Where corporations do exist, decisions often stall because residents cannot afford major repairs or cannot agree on how to carry them out.

Many occupants are elderly. Others are landlords living elsewhere. Shared responsibility becomes no responsibility.

Redevelopment faces its own obstacles. Buildings can have hundreds of individual owners. Even after recent reforms, compulsory sales still require significant consensus. Meanwhile, the number of buildings entering "old age" far exceeds the pace of renewal.

The Urban Renewal Authority has warned for years that deterioration is outpacing improvement. Tai Po has made the consequences painfully visible.

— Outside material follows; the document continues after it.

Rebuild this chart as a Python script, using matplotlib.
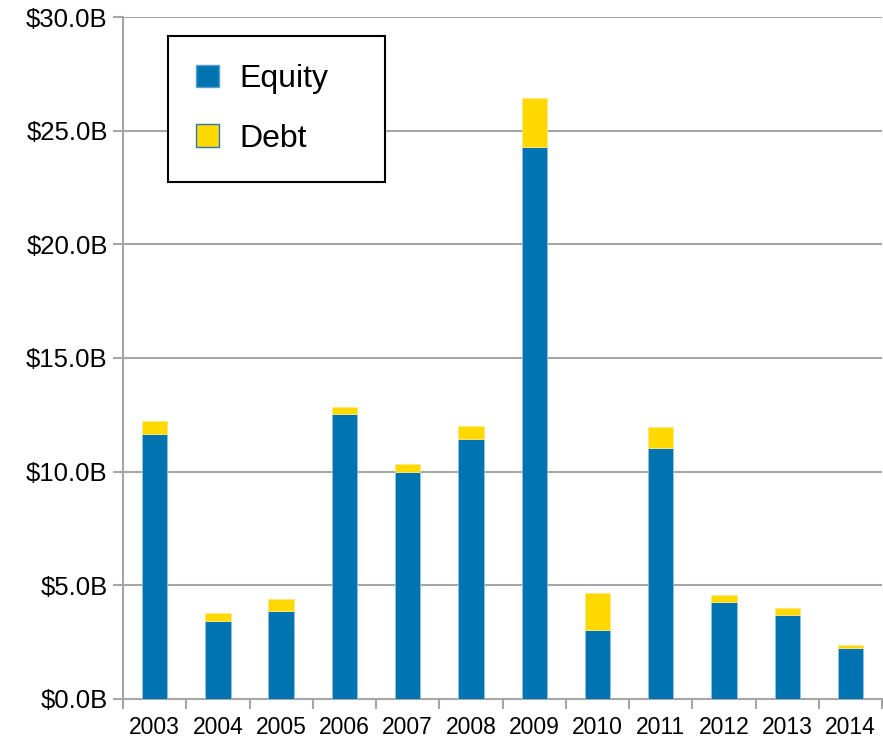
import numpy as np
import matplotlib.pyplot as plt
from matplotlib.patches import Patch

years = ['2003', '2004', '2005', '2006', '2007', '2008', '2009', '2010', '2011', '2012', '2013', '2014']
equity = [11.65, 3.45, 3.89, 12.55, 9.99, 11.44, 24.27, 3.04, 11.04, 4.27, 3.70, 2.23]
debt = [0.57, 0.32, 0.50, 0.30, 0.35, 0.58, 2.16, 1.61, 0.93, 0.31, 0.30, 0.15]

blue = '#0074B0'
yellow = '#FFD900'
grey = '#A6A6A6'

plt.rcParams['font.family'] = ['Liberation Sans', 'DejaVu Sans']

fig = plt.figure(figsize=(8.83, 7.47), dpi=100)
ax = fig.add_axes([0.1393, 0.0643, 0.8597, 0.9129])

x = np.arange(len(years))
ax.bar(x, equity, width=0.4, color=blue, edgecolor='#8CC3E0', linewidth=0.6, zorder=3)
ax.bar(x, debt, width=0.4, bottom=equity, color=yellow, edgecolor='#FFE680', linewidth=0.6, zorder=3)

ax.set_xlim(-0.5, len(years) - 0.5)
ax.set_ylim(0, 30)
ax.set_yticks(np.arange(0, 31, 5))
ax.set_yticklabels(['${:.1f}B'.format(v) for v in np.arange(0, 31, 5)])
ax.yaxis.grid(True, color=grey, linewidth=1.5, zorder=0)

ax.set_xticks(x)
ax.set_xticklabels(years)
ax.set_xticks(np.arange(-0.5, len(years), 1), minor=True)
ax.tick_params(axis='x', which='major', length=0, pad=12, labelsize=16.5)
ax.tick_params(axis='x', which='minor', length=7, width=1.5, color=grey, direction='out')
ax.tick_params(axis='y', length=7, width=1.5, color=grey, labelsize=18.5, pad=4)

for s in ['top', 'right']:
    ax.spines[s].set_visible(False)
for s in ['left', 'bottom']:
    ax.spines[s].set_color(grey)
    ax.spines[s].set_linewidth(1.5)

handles = [Patch(facecolor=blue, edgecolor='#5A9FCC'), Patch(facecolor=yellow, edgecolor='#2E75B6')]
x0, x1 = 168 / 883, 385 / 883
y_top = 1 - 36 / 747
leg = ax.legend(handles, ['Equity', 'Debt'], loc='upper left', mode='expand',
                bbox_to_anchor=(x0, y_top - 0.2, x1 - x0, 0.2), bbox_transform=fig.transFigure,
                borderaxespad=0, fontsize=23, fancybox=False, framealpha=1,
                handlelength=0.72, handleheight=0.72, handletextpad=0.62,
                labelspacing=0.93, borderpad=0.88)
leg.get_frame().set_edgecolor('black')
leg.get_frame().set_linewidth(1.5)
leg.set_zorder(5)

fig.savefig('out.png', dpi=100)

Firemen get ready after a major fire swept through several apartment blocks at the Wang Fuk Court residential estate in Hong Kong's Tai Po district on November 27, 2025. Hong Kong firefighters were scouring a still-burning apartment complex for hundreds of missing people on November 27, a day after the blaze tore through the high-rises, killing at least 44. (Photo by Dale DE LA REY / AFP)

Firefighters prepare to battle a blaze that engulfed several apartment blocks in Hong Kong's Tai Po district. Photo: DALE DE LA REY / AFP

A turning point

Fire behaviour in high-rise buildings is a challenge everywhere, but density makes it harder here.

Towers stand close together. Bamboo scaffolding is common. Escape routes rely on stairwells that must remain clear and functional.

Some experts argue the issue is not whether older buildings have escape routes on paper - most do - but whether those routes work in practice: whether fire doors close, alarms activate, and smoke can be controlled long enough for residents to flee.

At the same time, the outdated infrastructure of older towers creates broader risks.

Hong Kong's buildings account for 90 per cent of the city's electricity use and 60 per cent of its carbon emissions. Modernising the built environment is now a safety and climate priority.

Some developers have begun retrofitting their commercial buildings to meet international green standards. But residential blocks - especially older ones - remain far behind.

Many estates simply lack the resources, governance structures or incentives to undertake large-scale upgrades.

Urban planners and green-building scholars have argued for years that Hong Kong needs a long-term plan to retrofit its buildings by 2050.

The proposal goes beyond fire safety: better ventilation, stronger electrics, modern water systems, greener materials and upgraded facades.

Such a plan would require coordinated financing, legislative reform and the support of Hong Kong's financial sector - a recognition that renewal is not just a housing problem, but an urban one.

The question now is whether the Tai Po fire will accelerate that shift.

Dr Huang emphasised Hong Kong could reduce risks by tightening controls on combustible temporary materials and strengthening on-site precautions during renovation.

"First, the use of combustible cladding materials on exterior walls during construction must be strictly prohibited," he said.

"Do not blindly trust fire safety regulations, as they only guarantee the minimum level of fire safety and cannot ensure absolute safety.

"When residents discover fire hazards, they should promptly address them rather than using compliance with fire regulations as an excuse for inaction."